Leaders of associations for teachers of languages, meanwhile, praised the superintendent’s plan to seek a foreign-language requirement, but echoed fears that a mandate for studying Spanish would be implemented at the expense of other language programs.

“I think it is unfortunate that Mr. Edwards is just focusing on one language instead of giving a large number of students a modicum of choice,” said Helene Zimmer-Loew, executive director of the American Association of Teachers of German and president of the Joint National Committee on Languages, an umbrella group of 32 foreign-language associations.

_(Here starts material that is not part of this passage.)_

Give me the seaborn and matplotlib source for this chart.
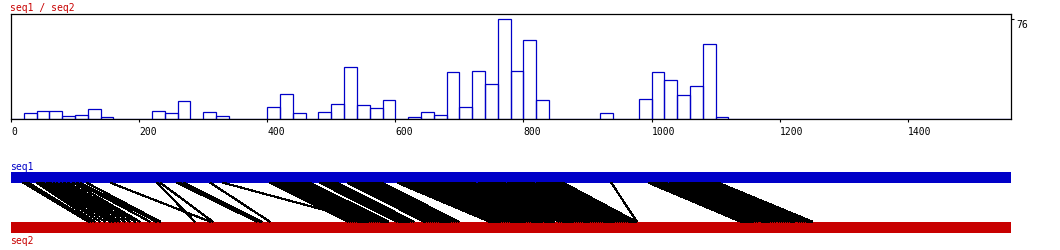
import numpy as np
import pandas as pd
import matplotlib
matplotlib.use("Agg")
import matplotlib.pyplot as plt
import seaborn as sns
from matplotlib.collections import LineCollection

# ---------------- data ----------------
seq_length = 1561
bin_width = 20
bin_starts = [20, 40, 60, 80, 100, 120, 140, 220, 240, 260, 300, 320, 400, 420, 440,
              480, 500, 520, 540, 560, 580, 620, 640, 660, 680, 700, 720, 740, 760,
              780, 800, 820, 920, 980, 1000, 1020, 1040, 1060, 1080, 1100]
bin_heights = [4.6, 6.1, 6.0, 2.3, 3.0, 7.6, 1.5, 6.0, 4.6, 13.7, 5.3, 2.3, 9.1, 19.0, 4.6,
               5.3, 11.4, 39.5, 10.6, 8.4, 14.4, 1.5, 5.3, 3.0, 35.7, 9.1, 36.5, 26.6, 76.0,
               36.5, 60.0, 14.4, 4.6, 15.2, 35.7, 29.6, 18.2, 25.0, 57.0, 1.5]
x_ticks = [0, 200, 400, 600, 800, 1000, 1200, 1400]
y_tick_max = [76]

# single matches (seq1 position -> seq2 position)
single_seq1 = [19, 23, 27, 40, 45, 50, 56, 61, 66, 71, 77, 82, 89, 97, 103, 108, 118,
               155, 228, 233, 259, 264, 269, 311, 331, 937]
single_seq2 = [121, 123, 126, 131, 139, 147, 155, 160, 165, 170, 178, 186, 194, 201, 217,
               227, 233, 311, 287, 315, 384, 389, 392, 404, 557, 977]

# diagonal match blocks: seq1 start, seq1 end, seq2 start
block_seq1_start = [404, 482, 525, 603, 690, 730, 775, 820, 995, 1028, 1053, 1083]
block_seq1_end = [467, 509, 581, 685, 725, 770, 815, 862, 1024, 1049, 1078, 1104]
block_seq2_start = [526, 602, 645, 747, 815, 855, 895, 934, 1139, 1173, 1199, 1230]

BLUE = "#0000c8"
RED = "#c80000"

sns.set_theme(style="white")
plt.rcParams['font.family'] = ['DejaVu Sans Mono', 'DejaVu Sans']

W, H = 1060, 251
fig = plt.figure(figsize=(W / 100, H / 100), dpi=100)

# ---------------- histogram ----------------
ax = fig.add_axes([11 / W, 1 - 120.3 / H, 1000 / W, 105 / H])
df = pd.DataFrame({"pos": np.array(bin_starts, dtype=float) + bin_width / 2,
                   "count": np.array(bin_heights, dtype=float)})
sns.histplot(data=df, x="pos", weights="count", binwidth=bin_width,
             binrange=(0, 1580), fill=False, color=BLUE, linewidth=0.9, ax=ax)
ax.set_xlim(0, seq_length)
ax.set_ylim(0, 79.8)
ax.set_xlabel("")
ax.set_ylabel("")
ax.set_xticks(x_ticks)
ax.set_xticklabels([str(t) for t in x_ticks])
for lab in ax.get_xticklabels():
    lab.set_horizontalalignment("left")
ax.yaxis.tick_right()
ax.set_yticks(y_tick_max)
ax.set_yticklabels([str(v) for v in y_tick_max])
for lab in ax.get_yticklabels():
    lab.set_verticalalignment("top")
ax.tick_params(axis="x", bottom=True, direction="out", length=2.5, width=0.8,
               pad=2.5, labelsize=7, colors="black")
ax.tick_params(axis="y", right=True, left=False, direction="out", length=2.5,
               width=0.8, pad=1.0, labelsize=7, colors="black")
for sp in ax.spines.values():
    sp.set_color("black")
    sp.set_linewidth(0.9)
    sp.set_visible(True)

fig.text(10 / W, 1 - 3.0 / H, "seq1 / seq2", color=RED, fontsize=7,
         ha="left", va="top")

# ---------------- match lines ----------------
ax2 = fig.add_axes([11 / W, 1 - 233.7 / H, 1000 / W, 60.4 / H])
ax2.set_xlim(0, seq_length)
ax2.set_ylim(0, 60.4)
ax2.axis("off")
ax2.barh(y=55.2, width=seq_length, height=10.4, left=0, color=BLUE, linewidth=0)
ax2.barh(y=5.5, width=seq_length, height=11.0, left=0, color=RED, linewidth=0)

top_y, bot_y = 50.0, 11.0
segs = [[(a, top_y), (b, bot_y)] for a, b in zip(single_seq1, single_seq2)]
for s, e, t in zip(block_seq1_start, block_seq1_end, block_seq2_start):
    for p in range(s, e + 1, 3):
        segs.append([(p, top_y), (t + (p - s), bot_y)])
lc = LineCollection(segs, colors="black", linewidths=0.75, antialiaseds=False)
ax2.add_collection(lc)

fig.text(10 / W, 1 - 162.5 / H, "seq1", color=BLUE, fontsize=7, ha="left", va="top")
fig.text(10 / W, 1 - 236.5 / H, "seq2", color=RED, fontsize=7, ha="left", va="top")

fig.savefig("out.png", dpi=100)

Jamie B. Draper, assistant director of the Joint National Committee, said most districts and states do not require instruction in any foreign language. She said that among the current mandates:

Louisiana requires elementary schools to provide instruction in a second language to pupils in grades 4 through 8, and North Carolina is in the process of developing a similar policy.

Fourteen states--California, Colorado, Delaware, Florida, Georgia, Louisiana, Maryland, Minnesota, Montana, Ohio, South Carolina, Tennessee, Utah, and Virginia--require credits in a foreign language for admission to a state college or university.

Credits in foreign-language instruction are required for graduation from high schools in New York City and the District of Columbia, and for graduation from the honors programs of high schools in Florida, Kentucky, Maryland, Tennessee, Texas, and Virginia.